Aim of the task:
Starting with the first line of the data below, copy each line up to and including the one containing "fill=False, edgecolor='#eeeeee', linewidth=1))". Pictures stay out.

******************************

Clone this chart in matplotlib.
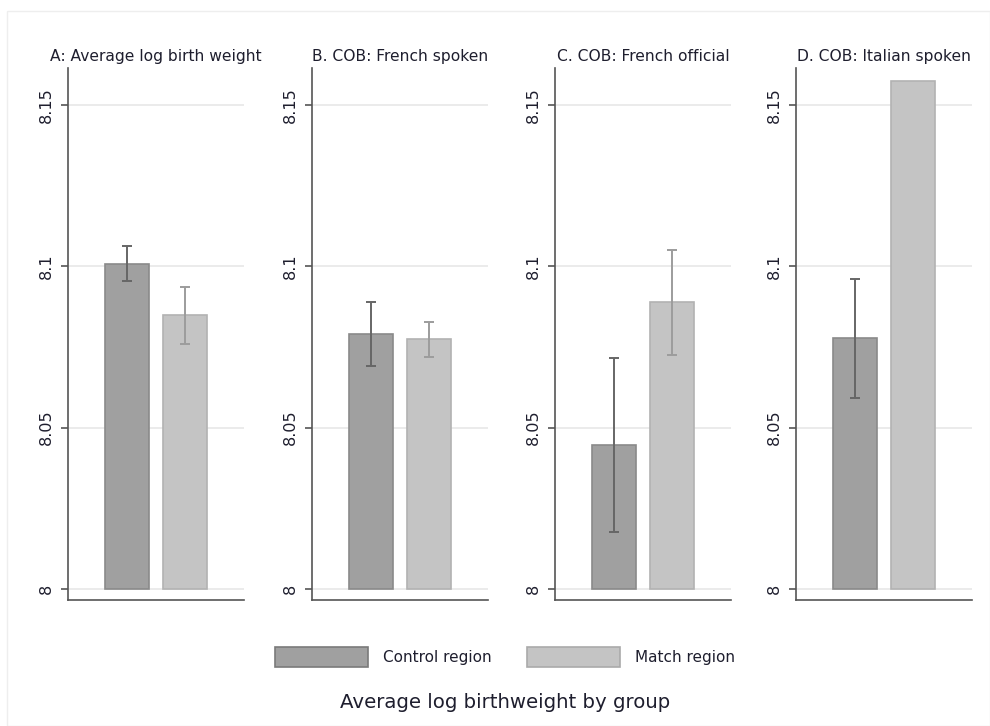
import numpy as np
import matplotlib.pyplot as plt
import matplotlib.patches as patches

panel_titles = ['A: Average log birth weight', 'B. COB: French spoken',
                'C. COB: French official', 'D. COB: Italian spoken']
groups = ['Control region', 'Match region']

# mean log birth weight per panel, and half-width of the confidence band
control_mean = [8.1008, 8.0791, 8.0446, 8.0777]
control_err = [0.0054, 0.0099, 0.0270, 0.0184]
match_mean = [8.0848, 8.0773, 8.0888, 8.1574]
match_err = [0.0089, 0.0054, 0.0163, np.nan]

yticks = [8.0, 8.05, 8.1, 8.15]
ytick_labels = ['8', '8.05', '8.1', '8.15']

bar_fc = ['#a0a0a0', '#c4c4c4']
bar_ec = ['#8a8a8a', '#b2b2b2']
err_c = ['#666666', '#9c9c9c']

fig = plt.figure(figsize=(9.9, 7.26), dpi=100)
W, H = 990, 726

# faint frame round the whole graph
fig.add_artist(patches.Rectangle((7 / W, 0), 1 - 7 / W, 1 - 11 / H, transform=fig.transFigure,
                                 fill=False, edgecolor='#eeeeee', linewidth=1))

lefts = [68, 312, 555, 796]
for i, left in enumerate(lefts):
    ax = fig.add_axes([left / W, 1 - 600 / H, 176 / W, 532 / H])
    means = [control_mean[i], match_mean[i]]
    errs = [control_err[i], match_err[i]]
    for j in range(2):
        ax.bar(j + 1, means[j] - 8.0, bottom=8.0, width=0.75, color=bar_fc[j],
               edgecolor=bar_ec[j], linewidth=1.2, zorder=2)
        if not np.isnan(errs[j]):
            ax.errorbar(j + 1, means[j], yerr=errs[j], color=err_c[j], elinewidth=1.4,
                        capsize=3.5, capthick=1.4, zorder=3)
    ax.set_xlim(0, 3)
    ax.set_ylim(7.9965, 8.1615)
    ax.set_yticks(yticks)
    ax.set_yticklabels(ytick_labels, rotation=90, va='center', fontsize=11.5, color='#1e1e2e')
    ax.set_xticks([])
    ax.grid(axis='y', color='#e8e8e8', linewidth=1.2, zorder=0)
    ax.set_axisbelow(True)
    for s in ['top', 'right']:
        ax.spines[s].set_visible(False)
    for s in ['left', 'bottom']:
        ax.spines[s].set_color('#555555')
        ax.spines[s].set_linewidth(1.2)
    ax.tick_params(axis='y', length=5, width=1.2, color='#555555', pad=5)
    ax.set_title(panel_titles[i], fontsize=11.2, color='#1e1e2e', pad=5)

handles = [patches.Patch(facecolor=bar_fc[k], edgecolor='#7a7a7a' if k == 0 else '#aaaaaa',
                         linewidth=1.2) for k in range(2)]
fig.legend(handles, groups, loc='center', bbox_to_anchor=(505 / W, 1 - 657 / H), ncol=2,
           frameon=False, fontsize=11, handlelength=6.1, handleheight=1.57,
           handletextpad=1.0, columnspacing=2.3, labelcolor='#1e1e2e')

fig.text(505 / W, 1 - 703 / H, 'Average log birthweight by group', ha='center', va='center',
         fontsize=14.2, color='#1e1e2e')

fig.savefig('out.png', dpi=100, facecolor='white')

******************************

Result of this task:
Clone this chart in matplotlib.
import numpy as np
import matplotlib.pyplot as plt
import matplotlib.patches as patches

panel_titles = ['A: Average log birth weight', 'B. COB: French spoken',
                'C. COB: French official', 'D. COB: Italian spoken']
groups = ['Control region', 'Match region']

# mean log birth weight per panel, and half-width of the confidence band
control_mean = [8.1008, 8.0791, 8.0446, 8.0777]
control_err = [0.0054, 0.0099, 0.0270, 0.0184]
match_mean = [8.0848, 8.0773, 8.0888, 8.1574]
match_err = [0.0089, 0.0054, 0.0163, np.nan]

yticks = [8.0, 8.05, 8.1, 8.15]
ytick_labels = ['8', '8.05', '8.1', '8.15']

bar_fc = ['#a0a0a0', '#c4c4c4']
bar_ec = ['#8a8a8a', '#b2b2b2']
err_c = ['#666666', '#9c9c9c']

fig = plt.figure(figsize=(9.9, 7.26), dpi=100)
W, H = 990, 726

# faint frame round the whole graph
fig.add_artist(patches.Rectangle((7 / W, 0), 1 - 7 / W, 1 - 11 / H, transform=fig.transFigure,
                                 fill=False, edgecolor='#eeeeee', linewidth=1))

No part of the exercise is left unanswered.